Schedule: Things start out slowly for the team, so they really ease into their season with four fairly easy games. That will give them more time to practice and figure out who they are and what they need to do. That's probably a good thing, but they really plunge into the deep end starting in game five. Games against Purdue and Seton Hall will both be huge tests. From a betting perspective, the good news is that those games will be a very good measuring stick for where the team is and how we should deal with them. It could have been four straight rough games, but Siena isn't the team they have been at times, and Indiana is really struggling under new leadership.
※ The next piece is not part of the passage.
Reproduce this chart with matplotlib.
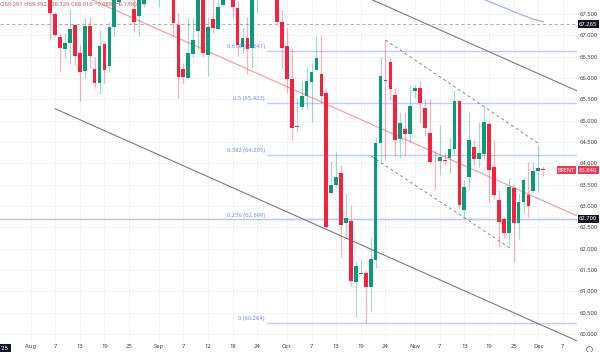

Betting: Until those Purdue and Seton Hall games there is a simple way to deal with betting on this team - don't do it. Anything we think we know about them is pure speculation, and we just don't have the sample size to make effective decisions given the extraordinary circumstances. The team could be a mess. They could rally together and play beyond expectations. Or they could be somewhere between those two things. There is no way of knowing.